Jet Plane are a five piece prog-rock outfit from Bryansk, Russia. They have just put out their third release comprising of 7 experimental instrumental tunes. Tomatrax caught up with Dima Bulavincev, drummer from the band, to ask a few questions.

How did the band form?

Jet Plane was formed in March 2009 after the previous band where I used to play – Rain Tongue – stopped performing. At the end of our existence we played instrumetal post-rock, and I wanted to continue doing the same. Other musicians were found among my friends and acquaintances. And I wouldn’t say they’re all interested in post-rock – but I think it’s the essence of our band – an attempt to unite shoegaze, grunge, folk and classic rock creates our music.

What is the music scene like in Bryansk?

Well, there’re no bands playing post-rock or anything similar. We invite musicians from other cities when we have a concert in Bryansk. As for the rest, I think it’s like in any other city in the world – lots of bands playing in different genres.

Where did the name Jet Plane come from?

When we started thinking about the band name, my eye was caught by the song ‘Leaving on a jet plane’ in the book I was reading, it was the Cloud Atlas by David Mitchell. This very name made us think about Jet Plane.

What was the inspiration behind the video for Snow Rock?

‘No matter where you go, nothing ever changes here… and yet, though what you see is never what you get, it makes you feel something has changed’ – though we weren’t thinking about it from the very beginning, these lines from the album teaser which was made later fully reflect what we wanted to show in Snow Rock. It’s about music which can change your mood and about a man who fights his fears again and again in an endless attampt to understand what is illusion and what it real.

What made you pick Loud to sleep as the album’s title track?

By the time we finished the album, only one track had been left unnamed as well as the album itself. That’s why when the track name ‘Loud to Sleep’ occurred to us, we decided to use it for the album too. The fact that later Ricco Label used this very track for the album promotion is just a coincidence.

Given the songs are instrumental, how do you determine the song titles?

We meet them in everyday life. ‘Loud To Sleep’ – is misheard line «lulled me to sleep» from a song by Bjork. ‘Snow Rock’ – is an inscription on a box with some stomatological stuff. ‘Sundog’ – is an atmospheric phenomenon a link to which I came across in a social network. ‘Whale’ – is just a whale reminding us of our song.

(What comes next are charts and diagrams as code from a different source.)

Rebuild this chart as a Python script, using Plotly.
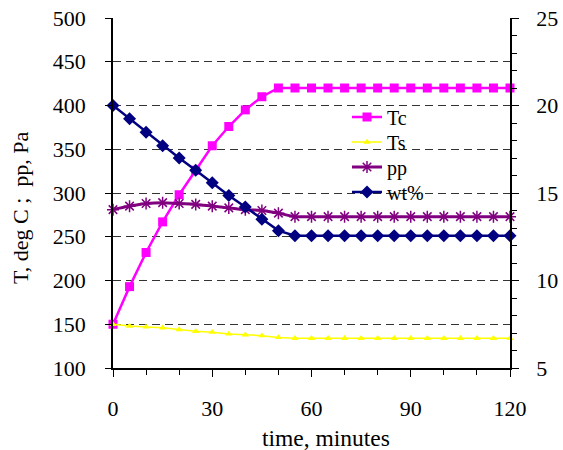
import plotly.graph_objects as go

time = [0, 5, 10, 15, 20, 25, 30, 35, 40, 45, 50, 55, 60, 65, 70, 75, 80, 85, 90, 95, 100, 105, 110, 115, 120]
Tc = [150, 193, 232, 267, 298, 326, 354, 376, 395, 410, 420, 420, 420, 420, 420, 420, 420, 420, 420, 420, 420, 420, 420, 420, 420]
Ts = [150, 148, 147, 146, 144, 142, 141, 139, 138, 137, 135, 134, 134, 134, 134, 134, 134, 134, 134, 134, 134, 134, 134, 134, 134]
pp = [281, 285, 288, 289, 288, 287, 285, 283, 281, 280, 277, 273, 273, 273, 273, 273, 273, 273, 273, 273, 273, 273, 273, 273, 273]
wt = [20.0, 19.25, 18.47, 17.7, 17.0, 16.3, 15.58, 14.86, 14.2, 13.5, 12.85, 12.56, 12.56, 12.56, 12.56, 12.56, 12.56, 12.56, 12.56, 12.56, 12.56, 12.56, 12.56, 12.56, 12.56]

x_ticks = [0, 30, 60, 90, 120]
y_left_ticks = [100, 150, 200, 250, 300, 350, 400, 450, 500]
y_right_ticks = [5, 10, 15, 20, 25]

FONT = "Liberation Serif"
L, T, W, H = 113, 18, 397, 350


def px(xp):
    return (xp - L) / W


def py(yp):
    return 1 - (yp - T) / H


fig = go.Figure()
fig.add_trace(go.Scatter(x=time, y=Tc, name="Tc", mode="lines+markers", legend="legend",
                         line=dict(color="#FF00FF", width=2.5),
                         marker=dict(symbol="square", size=9, color="#FF00FF"),
                         cliponaxis=False))
fig.add_trace(go.Scatter(x=time, y=Ts, name="Ts", mode="lines+markers", legend="legend2",
                         line=dict(color="#FFFF00", width=1.5),
                         marker=dict(symbol="triangle-up", size=6.5, color="#FFFF00"),
                         cliponaxis=False))
fig.add_trace(go.Scatter(x=time, y=pp, name="pp", mode="lines+markers", legend="legend3",
                         line=dict(color="#800080", width=3, shape="spline"),
                         marker=dict(symbol="asterisk-open", size=10,
                                     line=dict(color="#993399", width=1.5)),
                         cliponaxis=False))
fig.add_trace(go.Scatter(x=time, y=wt, name="wt%", mode="lines+markers", yaxis="y2", legend="legend4",
                         line=dict(color="#000080", width=2.5),
                         marker=dict(symbol="diamond", size=10, color="#000080"),
                         cliponaxis=False))

# white legend background area hiding gridlines
fig.add_shape(type="rect", xref="paper", yref="paper",
              x0=px(318), x1=px(467), y0=py(212), y1=py(100),
              fillcolor="white", line=dict(width=0), layer="between")


def leg(yc):
    return dict(x=px(347), y=py(yc), xanchor="left", yanchor="middle",
                bgcolor="rgba(0,0,0,0)", font=dict(family=FONT, size=20, color="black"),
                itemwidth=30)


fig.update_layout(
    width=563, height=450,
    margin=dict(l=L, r=53, t=T, b=82, autoexpand=False),
    plot_bgcolor="white", paper_bgcolor="white",
    font=dict(family=FONT, size=22, color="black"),
    showlegend=True,
    legend=leg(117), legend2=leg(142), legend3=leg(167), legend4=leg(192),
    xaxis=dict(range=[0, 120], tickvals=x_ticks, showline=True, linecolor="black", linewidth=1.5,
               ticks="outside", ticklen=7, tickcolor="black", showgrid=False, zeroline=False,
               ticklabelstandoff=13, automargin=False,
               tickfont=dict(family=FONT, size=22, color="black"),
               minor=dict(dtick=10, ticks="outside", ticklen=5, tickcolor="black")),
    yaxis=dict(range=[100, 500], tickvals=y_left_ticks, showline=True, linecolor="black", linewidth=1.5,
               ticks="outside", ticklen=6, tickcolor="black", zeroline=False,
               showgrid=True, gridcolor="#333333", gridwidth=1, griddash="8px,5px",
               ticklabelstandoff=15, automargin=False,
               tickfont=dict(family=FONT, size=22, color="black")),
    yaxis2=dict(range=[5, 25], tickvals=y_right_ticks, overlaying="y", side="right",
                showline=True, linecolor="black", linewidth=1.5, showgrid=False, zeroline=False,
                ticks="outside", ticklen=7, tickcolor="black", ticklabelstandoff=13,
                automargin=False,
                tickfont=dict(family=FONT, size=22, color="black"),
                minor=dict(dtick=1, ticks="outside", ticklen=5, tickcolor="black")),
    annotations=[
        dict(text="T, deg C ;&nbsp; pp, Pa", xref="paper", yref="paper",
             x=px(21), y=py(208), textangle=-90,
             showarrow=False, xanchor="center", yanchor="middle",
             font=dict(family=FONT, size=22, color="black")),
        dict(text="time, minutes", xref="paper", yref="paper",
             x=px(326), y=py(438),
             showarrow=False, xanchor="center", yanchor="middle",
             font=dict(family=FONT, size=23.5, color="black")),
    ],
)

fig.write_html("out.html", config={"displayModeBar": False},
               post_script="document.body.style.margin='0';document.body.style.padding='0';")
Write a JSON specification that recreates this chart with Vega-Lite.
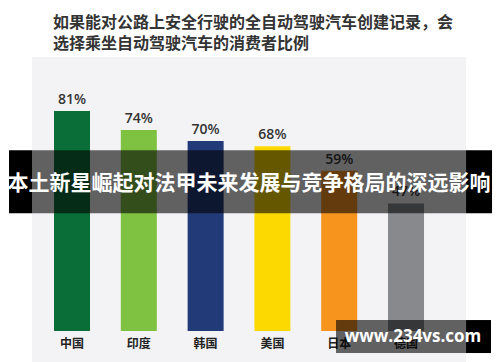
{
  "$schema": "https://vega.github.io/schema/vega-lite/v6.json",
  "width": 434,
  "height": 305,
  "autosize": {"type": "none"},
  "padding": {"left": 32, "right": 34, "top": 57, "bottom": 0},
  "background": "#ffffff",
  "title": {
    "text": ["如果能对公路上安全行驶的全自动驾驶汽车创建记录，会", "选择乘坐自动驾驶汽车的消费者比例"],
    "anchor": "start",
    "frame": "group",
    "dx": 21,
    "offset": 5,
    "fontSize": 16,
    "lineHeight": 21,
    "font": "Noto Sans CJK SC",
    "fontWeight": "bold",
    "color": "#333333"
  },
  "config": {"view": {"fill": "#f3f3f5", "stroke": null}},
  "data": {
    "values": [
      {"country": "中国", "value": 81, "label": "81%"},
      {"country": "印度", "value": 74, "label": "74%"},
      {"country": "韩国", "value": 70, "label": "70%"},
      {"country": "美国", "value": 68, "label": "68%"},
      {"country": "日本", "value": 59, "label": "59%"},
      {"country": "德国", "value": 47, "label": "47%"}
    ]
  },
  "layer": [
    {
      "mark": {"type": "bar"},
      "encoding": {
        "x": {
          "field": "country",
          "type": "nominal",
          "scale": {
            "domain": ["中国", "印度", "韩国", "美国", "日本", "德国"],
            "paddingInner": 0.461,
            "paddingOuter": 0.479,
            "align": 0.344
          },
          "axis": null
        },
        "y": {
          "field": "value",
          "type": "quantitative",
          "scale": {"domain": [-11.4, 100.9], "nice": false, "zero": false},
          "axis": null
        },
        "color": {
          "field": "country",
          "type": "nominal",
          "scale": {
            "domain": ["中国", "印度", "韩国", "美国", "日本", "德国"],
            "range": ["#0a6e38", "#7fc241", "#223a77", "#fcd900", "#f7941e", "#88898d"]
          },
          "legend": null
        }
      }
    },
    {
      "mark": {"type": "text", "baseline": "bottom", "dy": -4, "fontSize": 14, "fontWeight": 600, "font": "Open Sans", "color": "#333333"},
      "encoding": {
        "x": {"field": "country", "type": "nominal"},
        "y": {"field": "value", "type": "quantitative"},
        "text": {"field": "label"}
      }
    },
    {
      "mark": {"type": "text", "baseline": "middle", "fontSize": 12, "fontWeight": "bold", "font": "Noto Sans CJK SC", "color": "#222222"},
      "encoding": {
        "x": {"field": "country", "type": "nominal"},
        "y": {"datum": -4.6},
        "text": {"field": "country"}
      }
    },
    {
      "data": {"values": [{}]},
      "mark": {"type": "rect", "color": "#000000", "opacity": 0.6},
      "encoding": {"y": {"datum": 66.6}, "y2": {"datum": 43.4}}
    },
    {
      "data": {"values": [{}]},
      "mark": {"type": "rect", "color": "#000000"},
      "encoding": {
        "x": {"datum": "中国", "bandPosition": -1.25},
        "x2": {"datum": "中国", "bandPosition": -0.611},
        "y": {"datum": 66.6},
        "y2": {"datum": 43.4}
      }
    },
    {
      "data": {"values": [{}]},
      "mark": {"type": "rect", "color": "#000000"},
      "encoding": {
        "x": {"datum": "德国", "bandPosition": 2.167},
        "x2": {"datum": "德国", "bandPosition": 2.889},
        "y": {"datum": 66.6},
        "y2": {"datum": 43.4}
      }
    },
    {
      "data": {"values": [{}]},
      "mark": {"type": "text", "text": "本土新星崛起对法甲未来发展与竞争格局的深远影响", "fontSize": 21, "fontWeight": "bold", "font": "Noto Sans CJK SC", "color": "#ffffff", "baseline": "middle", "align": "center"},
      "encoding": {"y": {"datum": 54.1}}
    },
    {
      "data": {"values": [{}]},
      "mark": {"type": "rect", "color": "#000000", "opacity": 0.6},
      "encoding": {
        "x": {"datum": "德国", "bandPosition": -1.444},
        "x2": {"datum": "德国", "bandPosition": 2.167},
        "y": {"datum": 4.05},
        "y2": {"datum": -8.1}
      }
    },
    {
      "data": {"values": [{}]},
      "mark": {"type": "rect", "color": "#000000"},
      "encoding": {
        "x": {"datum": "德国", "bandPosition": 2.167},
        "x2": {"datum": "德国", "bandPosition": 2.861},
        "y": {"datum": 4.05},
        "y2": {"datum": -8.1}
      }
    },
    {
      "data": {"values": [{}]},
      "mark": {"type": "text", "text": "www.234vs.com", "fontSize": 17, "fontWeight": "bold", "font": "Open Sans", "color": "#ffffff", "baseline": "middle", "align": "center"},
      "encoding": {
        "x": {"datum": "德国", "bandPosition": 0.694},
        "y": {"datum": -2.2}
      }
    }
  ]
}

All the songs on the album are instrumental, have you thought of using vocals?

We’re often asked about it, but I think it just shows a man’s willingness to change the world around him according to his likes with «no alarms and no surprises» in the reality he’s used to. When I listen to music, I don’t split it into vocal and non-vocal.

The songs are all longer then 5 minutes, when writing songs do you intend for them to be long?

We never think of the song’s length while writing it. A new track is the new mood we want to reveal. It all starts with improvisation, at a certain moment there appears the structure, the intro and the outro. It just happens by itself, and when every band member understands we cannot contribute anything anymore – we stop.

What is on the front cover of the album?

It’s a whale and the sea. All the album art was made by Natalia Orlova, an artist from Moscow, and it looks like a sequel to the previous album in which everything was made of paper.

Do you ever listen to your own music?


What other music do you listen to?

I try to follow all new releases, which are to any extent connected to post-rock – I just love discovering something new. This year was rich in great albums, and many of them bands’ first ones. But for that I like listening to music I used to listen to as a teenager – Pearl Jam, The Cure, Levellers, Counting Crows, Slowdive, Tool.

What has Jet Plane planned for 2015?

Everything in our music happens by itself, not on purpose. And we don’t really know what is going to happen with Jet Plane, and this uncertainty is one of the reasons we love music for.